Skip the pictures and repeat each line of the data exactly.

=-=-=-=-=

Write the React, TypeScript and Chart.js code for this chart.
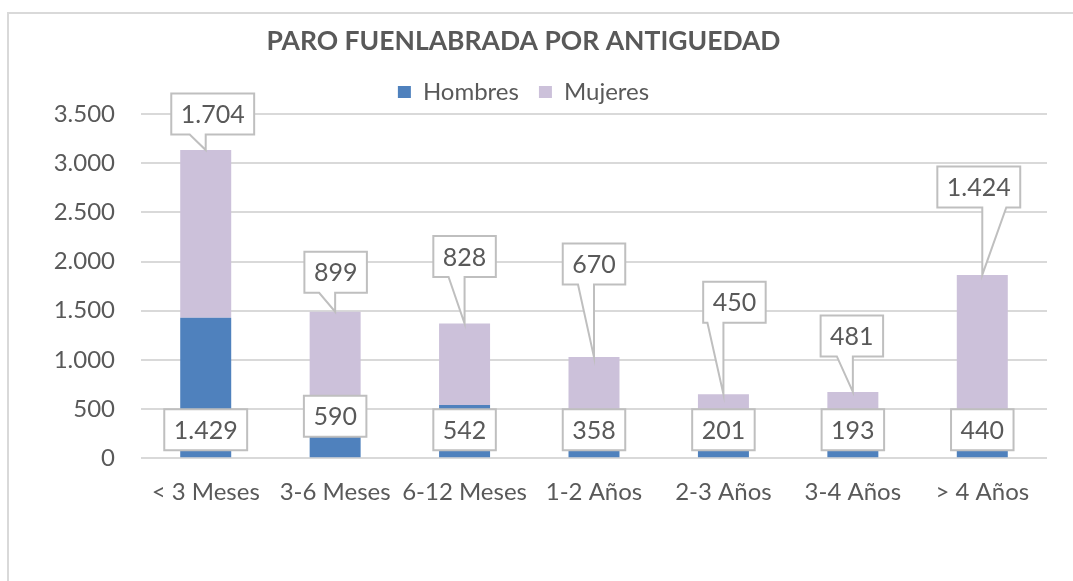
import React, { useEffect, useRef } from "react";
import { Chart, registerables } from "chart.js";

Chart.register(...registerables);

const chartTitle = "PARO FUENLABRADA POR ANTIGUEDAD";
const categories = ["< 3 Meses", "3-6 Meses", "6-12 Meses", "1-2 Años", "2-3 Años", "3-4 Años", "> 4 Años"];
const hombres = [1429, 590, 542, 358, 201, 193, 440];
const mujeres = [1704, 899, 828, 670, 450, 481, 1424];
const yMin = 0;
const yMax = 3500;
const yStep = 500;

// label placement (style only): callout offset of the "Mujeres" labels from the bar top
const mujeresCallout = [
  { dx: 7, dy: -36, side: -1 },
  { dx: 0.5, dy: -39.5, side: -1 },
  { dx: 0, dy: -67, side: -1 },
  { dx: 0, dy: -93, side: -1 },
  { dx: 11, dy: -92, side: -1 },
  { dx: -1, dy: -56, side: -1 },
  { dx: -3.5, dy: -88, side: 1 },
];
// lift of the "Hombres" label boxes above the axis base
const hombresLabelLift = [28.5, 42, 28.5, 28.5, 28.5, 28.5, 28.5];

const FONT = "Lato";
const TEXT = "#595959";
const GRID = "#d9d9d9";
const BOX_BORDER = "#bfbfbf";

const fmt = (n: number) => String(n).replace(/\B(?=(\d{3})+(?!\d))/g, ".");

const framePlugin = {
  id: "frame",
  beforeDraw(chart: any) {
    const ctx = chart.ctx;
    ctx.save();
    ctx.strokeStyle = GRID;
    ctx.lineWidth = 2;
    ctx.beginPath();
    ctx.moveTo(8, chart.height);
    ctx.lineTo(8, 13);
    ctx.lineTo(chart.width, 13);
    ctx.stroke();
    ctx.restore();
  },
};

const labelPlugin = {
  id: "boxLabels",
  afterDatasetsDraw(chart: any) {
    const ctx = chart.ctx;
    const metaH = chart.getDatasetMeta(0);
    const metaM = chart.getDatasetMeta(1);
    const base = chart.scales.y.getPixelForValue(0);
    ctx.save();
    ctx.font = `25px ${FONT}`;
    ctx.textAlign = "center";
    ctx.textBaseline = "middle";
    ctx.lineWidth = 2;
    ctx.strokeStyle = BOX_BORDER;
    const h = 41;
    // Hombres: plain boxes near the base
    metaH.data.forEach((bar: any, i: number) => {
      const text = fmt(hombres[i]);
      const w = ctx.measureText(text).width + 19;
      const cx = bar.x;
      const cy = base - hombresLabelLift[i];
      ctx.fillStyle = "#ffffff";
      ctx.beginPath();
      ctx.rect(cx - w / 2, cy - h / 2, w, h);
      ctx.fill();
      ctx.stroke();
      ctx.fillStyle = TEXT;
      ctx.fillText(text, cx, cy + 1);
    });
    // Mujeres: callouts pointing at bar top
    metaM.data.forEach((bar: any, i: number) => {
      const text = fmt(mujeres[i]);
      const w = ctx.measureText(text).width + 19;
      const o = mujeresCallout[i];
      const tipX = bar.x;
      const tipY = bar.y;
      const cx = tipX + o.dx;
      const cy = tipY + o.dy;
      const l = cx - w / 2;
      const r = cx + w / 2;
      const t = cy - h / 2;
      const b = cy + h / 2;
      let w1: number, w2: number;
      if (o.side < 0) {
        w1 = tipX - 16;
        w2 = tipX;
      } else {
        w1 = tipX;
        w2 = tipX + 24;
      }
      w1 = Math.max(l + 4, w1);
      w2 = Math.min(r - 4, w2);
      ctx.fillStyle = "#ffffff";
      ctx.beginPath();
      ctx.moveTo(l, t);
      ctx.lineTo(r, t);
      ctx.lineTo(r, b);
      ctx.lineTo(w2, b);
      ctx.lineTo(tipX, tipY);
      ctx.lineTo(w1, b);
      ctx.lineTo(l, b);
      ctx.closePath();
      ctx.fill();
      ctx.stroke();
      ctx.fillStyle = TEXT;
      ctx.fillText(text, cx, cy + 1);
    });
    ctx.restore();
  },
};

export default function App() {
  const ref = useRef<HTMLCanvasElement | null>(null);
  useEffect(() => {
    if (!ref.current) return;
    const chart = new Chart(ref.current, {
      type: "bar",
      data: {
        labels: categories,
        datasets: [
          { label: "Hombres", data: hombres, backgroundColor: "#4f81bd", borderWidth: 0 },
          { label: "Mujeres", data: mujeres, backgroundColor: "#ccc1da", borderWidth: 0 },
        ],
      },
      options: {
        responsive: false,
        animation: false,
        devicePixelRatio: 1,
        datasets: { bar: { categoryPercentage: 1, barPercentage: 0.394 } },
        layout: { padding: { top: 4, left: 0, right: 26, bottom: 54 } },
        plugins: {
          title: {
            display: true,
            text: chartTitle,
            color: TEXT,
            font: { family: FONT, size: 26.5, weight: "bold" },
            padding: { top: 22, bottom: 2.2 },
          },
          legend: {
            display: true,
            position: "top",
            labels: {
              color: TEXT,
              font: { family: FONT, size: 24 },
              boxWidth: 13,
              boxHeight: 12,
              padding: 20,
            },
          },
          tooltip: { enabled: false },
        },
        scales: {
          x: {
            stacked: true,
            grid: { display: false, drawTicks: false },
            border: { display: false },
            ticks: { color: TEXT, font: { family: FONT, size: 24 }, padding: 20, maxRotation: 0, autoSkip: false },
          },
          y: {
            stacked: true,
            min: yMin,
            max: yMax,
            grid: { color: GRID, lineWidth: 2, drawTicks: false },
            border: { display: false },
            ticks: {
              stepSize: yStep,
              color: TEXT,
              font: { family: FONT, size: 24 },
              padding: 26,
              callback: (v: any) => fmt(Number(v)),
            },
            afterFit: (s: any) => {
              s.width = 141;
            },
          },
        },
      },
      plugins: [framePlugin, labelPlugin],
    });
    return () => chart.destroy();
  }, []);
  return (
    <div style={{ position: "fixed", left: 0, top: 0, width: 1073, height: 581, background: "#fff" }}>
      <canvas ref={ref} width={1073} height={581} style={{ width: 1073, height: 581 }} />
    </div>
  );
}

=-=-=-=-=

> THE COMPLETED TASK
Write the React, TypeScript and Chart.js code for this chart.
import React, { useEffect, useRef } from "react";
import { Chart, registerables } from "chart.js";

Chart.register(...registerables);

const chartTitle = "PARO FUENLABRADA POR ANTIGUEDAD";
const categories = ["< 3 Meses", "3-6 Meses", "6-12 Meses", "1-2 Años", "2-3 Años", "3-4 Años", "> 4 Años"];
const hombres = [1429, 590, 542, 358, 201, 193, 440];
const mujeres = [1704, 899, 828, 670, 450, 481, 1424];
const yMin = 0;
const yMax = 3500;
const yStep = 500;

// label placement (style only): callout offset of the "Mujeres" labels from the bar top
const mujeresCallout = [
  { dx: 7, dy: -36, side: -1 },
  { dx: 0.5, dy: -39.5, side: -1 },
  { dx: 0, dy: -67, side: -1 },
  { dx: 0, dy: -93, side: -1 },
  { dx: 11, dy: -92, side: -1 },
  { dx: -1, dy: -56, side: -1 },
  { dx: -3.5, dy: -88, side: 1 },
];
// lift of the "Hombres" label boxes above the axis base
const hombresLabelLift = [28.5, 42, 28.5, 28.5, 28.5, 28.5, 28.5];

const FONT = "Lato";
const TEXT = "#595959";
const GRID = "#d9d9d9";
const BOX_BORDER = "#bfbfbf";

const fmt = (n: number) => String(n).replace(/\B(?=(\d{3})+(?!\d))/g, ".");

const framePlugin = {
  id: "frame",
  beforeDraw(chart: any) {
    const ctx = chart.ctx;
    ctx.save();
    ctx.strokeStyle = GRID;
    ctx.lineWidth = 2;
    ctx.beginPath();
    ctx.moveTo(8, chart.height);
    ctx.lineTo(8, 13);
    ctx.lineTo(chart.width, 13);
    ctx.stroke();
    ctx.restore();
  },
};

const labelPlugin = {
  id: "boxLabels",
  afterDatasetsDraw(chart: any) {
    const ctx = chart.ctx;
    const metaH = chart.getDatasetMeta(0);
    const metaM = chart.getDatasetMeta(1);
    const base = chart.scales.y.getPixelForValue(0);
    ctx.save();
    ctx.font = `25px ${FONT}`;
    ctx.textAlign = "center";
    ctx.textBaseline = "middle";
    ctx.lineWidth = 2;
    ctx.strokeStyle = BOX_BORDER;
    const h = 41;
    // Hombres: plain boxes near the base
    metaH.data.forEach((bar: any, i: number) => {
      const text = fmt(hombres[i]);
      const w = ctx.measureText(text).width + 19;
      const cx = bar.x;
      const cy = base - hombresLabelLift[i];
      ctx.fillStyle = "#ffffff";
      ctx.beginPath();
      ctx.rect(cx - w / 2, cy - h / 2, w, h);
      ctx.fill();
      ctx.stroke();
      ctx.fillStyle = TEXT;
      ctx.fillText(text, cx, cy + 1);
    });
    // Mujeres: callouts pointing at bar top
    metaM.data.forEach((bar: any, i: number) => {
      const text = fmt(mujeres[i]);
      const w = ctx.measureText(text).width + 19;
      const o = mujeresCallout[i];
      const tipX = bar.x;
      const tipY = bar.y;
      const cx = tipX + o.dx;
      const cy = tipY + o.dy;
      const l = cx - w / 2;
      const r = cx + w / 2;
      const t = cy - h / 2;
      const b = cy + h / 2;
      let w1: number, w2: number;
      if (o.side < 0) {
        w1 = tipX - 16;
        w2 = tipX;
      } else {
        w1 = tipX;
        w2 = tipX + 24;
      }
      w1 = Math.max(l + 4, w1);
      w2 = Math.min(r - 4, w2);
      ctx.fillStyle = "#ffffff";
      ctx.beginPath();
      ctx.moveTo(l, t);
      ctx.lineTo(r, t);
      ctx.lineTo(r, b);
      ctx.lineTo(w2, b);
      ctx.lineTo(tipX, tipY);
      ctx.lineTo(w1, b);
      ctx.lineTo(l, b);
      ctx.closePath();
      ctx.fill();
      ctx.stroke();
      ctx.fillStyle = TEXT;
      ctx.fillText(text, cx, cy + 1);
    });
    ctx.restore();
  },
};

export default function App() {
  const ref = useRef<HTMLCanvasElement | null>(null);
  useEffect(() => {
    if (!ref.current) return;
    const chart = new Chart(ref.current, {
      type: "bar",
      data: {
        labels: categories,
        datasets: [
          { label: "Hombres", data: hombres, backgroundColor: "#4f81bd", borderWidth: 0 },
          { label: "Mujeres", data: mujeres, backgroundColor: "#ccc1da", borderWidth: 0 },
        ],
      },
      options: {
        responsive: false,
        animation: false,
        devicePixelRatio: 1,
        datasets: { bar: { categoryPercentage: 1, barPercentage: 0.394 } },
        layout: { padding: { top: 4, left: 0, right: 26, bottom: 54 } },
        plugins: {
          title: {
            display: true,
            text: chartTitle,
            color: TEXT,
            font: { family: FONT, size: 26.5, weight: "bold" },
            padding: { top: 22, bottom: 2.2 },
          },
          legend: {
            display: true,
            position: "top",
            labels: {
              color: TEXT,
              font: { family: FONT, size: 24 },
              boxWidth: 13,
              boxHeight: 12,
              padding: 20,
            },
          },
          tooltip: { enabled: false },
        },
        scales: {
          x: {
            stacked: true,
            grid: { display: false, drawTicks: false },
            border: { display: false },
            ticks: { color: TEXT, font: { family: FONT, size: 24 }, padding: 20, maxRotation: 0, autoSkip: false },
          },
          y: {
            stacked: true,
            min: yMin,
            max: yMax,
            grid: { color: GRID, lineWidth: 2, drawTicks: false },
            border: { display: false },
            ticks: {
              stepSize: yStep,
              color: TEXT,
              font: { family: FONT, size: 24 },
              padding: 26,
              callback: (v: any) => fmt(Number(v)),
            },
            afterFit: (s: any) => {
              s.width = 141;
            },
          },
        },
      },
      plugins: [framePlugin, labelPlugin],
    });
    return () => chart.destroy();
  }, []);
  return (
    <div style={{ position: "fixed", left: 0, top: 0, width: 1073, height: 581, background: "#fff" }}>
      <canvas ref={ref} width={1073} height={581} style={{ width: 1073, height: 581 }} />
    </div>
  );
}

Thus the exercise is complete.